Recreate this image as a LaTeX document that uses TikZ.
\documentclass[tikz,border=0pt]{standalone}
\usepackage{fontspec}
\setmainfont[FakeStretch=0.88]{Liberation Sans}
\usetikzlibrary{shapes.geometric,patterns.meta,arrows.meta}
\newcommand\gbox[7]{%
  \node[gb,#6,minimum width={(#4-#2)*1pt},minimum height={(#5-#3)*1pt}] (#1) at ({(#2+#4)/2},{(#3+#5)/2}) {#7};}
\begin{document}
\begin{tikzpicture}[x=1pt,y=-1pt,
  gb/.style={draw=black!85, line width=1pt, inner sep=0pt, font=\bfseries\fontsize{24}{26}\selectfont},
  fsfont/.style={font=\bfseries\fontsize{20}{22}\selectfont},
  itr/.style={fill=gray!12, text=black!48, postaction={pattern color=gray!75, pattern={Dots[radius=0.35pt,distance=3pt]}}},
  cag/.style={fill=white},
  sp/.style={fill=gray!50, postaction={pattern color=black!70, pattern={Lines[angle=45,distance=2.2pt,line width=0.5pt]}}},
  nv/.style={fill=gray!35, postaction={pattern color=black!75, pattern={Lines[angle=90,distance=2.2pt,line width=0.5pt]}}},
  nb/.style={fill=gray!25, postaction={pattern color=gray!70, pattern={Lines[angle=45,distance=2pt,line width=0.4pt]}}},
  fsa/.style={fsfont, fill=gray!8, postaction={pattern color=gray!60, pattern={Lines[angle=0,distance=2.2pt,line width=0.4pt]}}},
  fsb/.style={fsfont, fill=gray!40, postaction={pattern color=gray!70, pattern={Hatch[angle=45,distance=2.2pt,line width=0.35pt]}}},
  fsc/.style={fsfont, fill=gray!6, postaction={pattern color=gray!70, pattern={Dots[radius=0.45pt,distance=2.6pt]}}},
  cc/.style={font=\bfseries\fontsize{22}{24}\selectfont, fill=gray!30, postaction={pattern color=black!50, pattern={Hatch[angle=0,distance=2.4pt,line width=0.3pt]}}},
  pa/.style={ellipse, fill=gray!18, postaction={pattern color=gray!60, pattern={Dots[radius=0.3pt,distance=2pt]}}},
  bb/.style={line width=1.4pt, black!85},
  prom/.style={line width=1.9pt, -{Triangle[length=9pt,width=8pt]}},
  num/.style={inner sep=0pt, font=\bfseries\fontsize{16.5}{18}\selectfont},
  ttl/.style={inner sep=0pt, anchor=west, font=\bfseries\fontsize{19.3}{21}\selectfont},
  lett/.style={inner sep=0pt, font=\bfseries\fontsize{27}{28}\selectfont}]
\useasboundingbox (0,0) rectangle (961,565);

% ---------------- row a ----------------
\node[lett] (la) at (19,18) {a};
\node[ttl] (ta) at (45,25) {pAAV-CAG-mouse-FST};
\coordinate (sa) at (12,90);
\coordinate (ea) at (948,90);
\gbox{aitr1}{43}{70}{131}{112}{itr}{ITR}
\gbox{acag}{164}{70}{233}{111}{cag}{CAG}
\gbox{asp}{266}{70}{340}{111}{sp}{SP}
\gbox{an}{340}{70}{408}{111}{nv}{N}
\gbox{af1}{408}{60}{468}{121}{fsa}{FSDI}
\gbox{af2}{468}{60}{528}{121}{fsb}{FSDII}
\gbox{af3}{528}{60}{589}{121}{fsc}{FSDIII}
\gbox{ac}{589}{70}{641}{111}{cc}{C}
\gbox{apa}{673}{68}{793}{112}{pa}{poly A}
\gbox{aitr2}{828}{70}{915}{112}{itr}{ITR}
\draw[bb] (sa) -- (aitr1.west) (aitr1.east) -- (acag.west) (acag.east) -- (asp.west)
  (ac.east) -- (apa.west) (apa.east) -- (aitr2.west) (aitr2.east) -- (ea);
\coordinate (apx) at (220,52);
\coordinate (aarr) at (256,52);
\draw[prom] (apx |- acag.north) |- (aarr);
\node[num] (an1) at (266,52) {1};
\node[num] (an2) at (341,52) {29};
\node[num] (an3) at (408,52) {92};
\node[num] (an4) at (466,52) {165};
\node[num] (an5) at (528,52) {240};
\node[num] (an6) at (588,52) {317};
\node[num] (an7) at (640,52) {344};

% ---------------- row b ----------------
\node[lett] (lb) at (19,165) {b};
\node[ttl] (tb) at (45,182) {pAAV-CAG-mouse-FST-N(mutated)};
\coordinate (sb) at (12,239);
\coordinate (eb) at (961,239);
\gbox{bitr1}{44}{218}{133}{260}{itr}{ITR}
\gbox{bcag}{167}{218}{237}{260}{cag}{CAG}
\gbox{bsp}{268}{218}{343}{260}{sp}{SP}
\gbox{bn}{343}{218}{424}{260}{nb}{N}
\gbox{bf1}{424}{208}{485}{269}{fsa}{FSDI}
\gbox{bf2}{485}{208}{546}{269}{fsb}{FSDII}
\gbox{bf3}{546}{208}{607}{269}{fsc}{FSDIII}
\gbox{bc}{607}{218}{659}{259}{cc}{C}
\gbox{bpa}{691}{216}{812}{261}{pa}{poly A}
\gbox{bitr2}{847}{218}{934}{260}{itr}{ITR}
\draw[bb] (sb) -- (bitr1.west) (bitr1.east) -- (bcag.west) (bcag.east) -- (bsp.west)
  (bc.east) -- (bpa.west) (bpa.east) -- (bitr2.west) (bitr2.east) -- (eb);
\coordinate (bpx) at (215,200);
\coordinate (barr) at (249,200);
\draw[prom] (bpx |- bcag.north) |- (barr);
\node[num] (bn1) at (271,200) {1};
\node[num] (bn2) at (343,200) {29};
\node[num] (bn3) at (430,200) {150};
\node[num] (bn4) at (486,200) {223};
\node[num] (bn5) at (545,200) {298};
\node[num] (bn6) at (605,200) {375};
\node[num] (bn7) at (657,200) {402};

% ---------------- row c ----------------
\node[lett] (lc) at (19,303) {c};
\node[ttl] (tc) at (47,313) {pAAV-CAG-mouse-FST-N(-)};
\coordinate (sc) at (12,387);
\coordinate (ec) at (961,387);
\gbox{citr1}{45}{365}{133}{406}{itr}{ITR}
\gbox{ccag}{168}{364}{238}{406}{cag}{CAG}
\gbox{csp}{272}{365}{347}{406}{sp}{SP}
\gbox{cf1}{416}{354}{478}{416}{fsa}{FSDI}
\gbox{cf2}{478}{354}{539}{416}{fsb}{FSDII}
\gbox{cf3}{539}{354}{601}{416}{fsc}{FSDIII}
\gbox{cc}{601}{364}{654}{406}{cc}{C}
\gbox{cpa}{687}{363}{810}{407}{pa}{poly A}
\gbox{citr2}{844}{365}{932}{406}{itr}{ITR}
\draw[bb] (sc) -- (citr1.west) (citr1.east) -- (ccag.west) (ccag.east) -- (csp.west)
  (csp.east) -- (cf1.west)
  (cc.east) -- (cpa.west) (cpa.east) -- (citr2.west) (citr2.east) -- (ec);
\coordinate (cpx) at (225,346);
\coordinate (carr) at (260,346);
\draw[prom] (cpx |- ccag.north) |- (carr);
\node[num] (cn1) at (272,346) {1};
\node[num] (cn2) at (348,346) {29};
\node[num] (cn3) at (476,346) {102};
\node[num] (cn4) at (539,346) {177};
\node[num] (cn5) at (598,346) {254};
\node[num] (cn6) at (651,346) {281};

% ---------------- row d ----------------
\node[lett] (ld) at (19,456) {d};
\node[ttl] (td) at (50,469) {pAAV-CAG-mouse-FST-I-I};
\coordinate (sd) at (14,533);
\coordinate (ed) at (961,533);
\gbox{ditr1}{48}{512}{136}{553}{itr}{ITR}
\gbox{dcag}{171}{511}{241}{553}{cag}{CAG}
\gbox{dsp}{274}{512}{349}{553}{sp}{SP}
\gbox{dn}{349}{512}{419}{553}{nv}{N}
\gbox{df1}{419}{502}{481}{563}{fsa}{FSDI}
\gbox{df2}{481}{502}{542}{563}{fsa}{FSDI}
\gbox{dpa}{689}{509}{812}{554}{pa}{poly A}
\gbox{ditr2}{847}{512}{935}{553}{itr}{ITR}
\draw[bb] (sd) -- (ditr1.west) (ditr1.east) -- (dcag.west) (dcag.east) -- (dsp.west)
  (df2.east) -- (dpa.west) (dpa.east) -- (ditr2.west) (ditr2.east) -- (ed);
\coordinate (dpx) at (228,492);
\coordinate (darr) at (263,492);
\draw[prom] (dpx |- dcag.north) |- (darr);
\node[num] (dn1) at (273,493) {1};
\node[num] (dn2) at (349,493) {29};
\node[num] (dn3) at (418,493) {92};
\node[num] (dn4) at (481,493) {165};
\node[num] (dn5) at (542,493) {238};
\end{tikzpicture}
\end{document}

##########

• WHAT TO DO: Quote exactly the stretch of lines above that starts at the first one and ends at the line with "(0,0) rectangle (961,565);", and nothing beyond it.

• COMPLETE ANSWER:
Recreate this image as a LaTeX document that uses TikZ.
\documentclass[tikz,border=0pt]{standalone}
\usepackage{fontspec}
\setmainfont[FakeStretch=0.88]{Liberation Sans}
\usetikzlibrary{shapes.geometric,patterns.meta,arrows.meta}
\newcommand\gbox[7]{%
  \node[gb,#6,minimum width={(#4-#2)*1pt},minimum height={(#5-#3)*1pt}] (#1) at ({(#2+#4)/2},{(#3+#5)/2}) {#7};}
\begin{document}
\begin{tikzpicture}[x=1pt,y=-1pt,
  gb/.style={draw=black!85, line width=1pt, inner sep=0pt, font=\bfseries\fontsize{24}{26}\selectfont},
  fsfont/.style={font=\bfseries\fontsize{20}{22}\selectfont},
  itr/.style={fill=gray!12, text=black!48, postaction={pattern color=gray!75, pattern={Dots[radius=0.35pt,distance=3pt]}}},
  cag/.style={fill=white},
  sp/.style={fill=gray!50, postaction={pattern color=black!70, pattern={Lines[angle=45,distance=2.2pt,line width=0.5pt]}}},
  nv/.style={fill=gray!35, postaction={pattern color=black!75, pattern={Lines[angle=90,distance=2.2pt,line width=0.5pt]}}},
  nb/.style={fill=gray!25, postaction={pattern color=gray!70, pattern={Lines[angle=45,distance=2pt,line width=0.4pt]}}},
  fsa/.style={fsfont, fill=gray!8, postaction={pattern color=gray!60, pattern={Lines[angle=0,distance=2.2pt,line width=0.4pt]}}},
  fsb/.style={fsfont, fill=gray!40, postaction={pattern color=gray!70, pattern={Hatch[angle=45,distance=2.2pt,line width=0.35pt]}}},
  fsc/.style={fsfont, fill=gray!6, postaction={pattern color=gray!70, pattern={Dots[radius=0.45pt,distance=2.6pt]}}},
  cc/.style={font=\bfseries\fontsize{22}{24}\selectfont, fill=gray!30, postaction={pattern color=black!50, pattern={Hatch[angle=0,distance=2.4pt,line width=0.3pt]}}},
  pa/.style={ellipse, fill=gray!18, postaction={pattern color=gray!60, pattern={Dots[radius=0.3pt,distance=2pt]}}},
  bb/.style={line width=1.4pt, black!85},
  prom/.style={line width=1.9pt, -{Triangle[length=9pt,width=8pt]}},
  num/.style={inner sep=0pt, font=\bfseries\fontsize{16.5}{18}\selectfont},
  ttl/.style={inner sep=0pt, anchor=west, font=\bfseries\fontsize{19.3}{21}\selectfont},
  lett/.style={inner sep=0pt, font=\bfseries\fontsize{27}{28}\selectfont}]
\useasboundingbox (0,0) rectangle (961,565);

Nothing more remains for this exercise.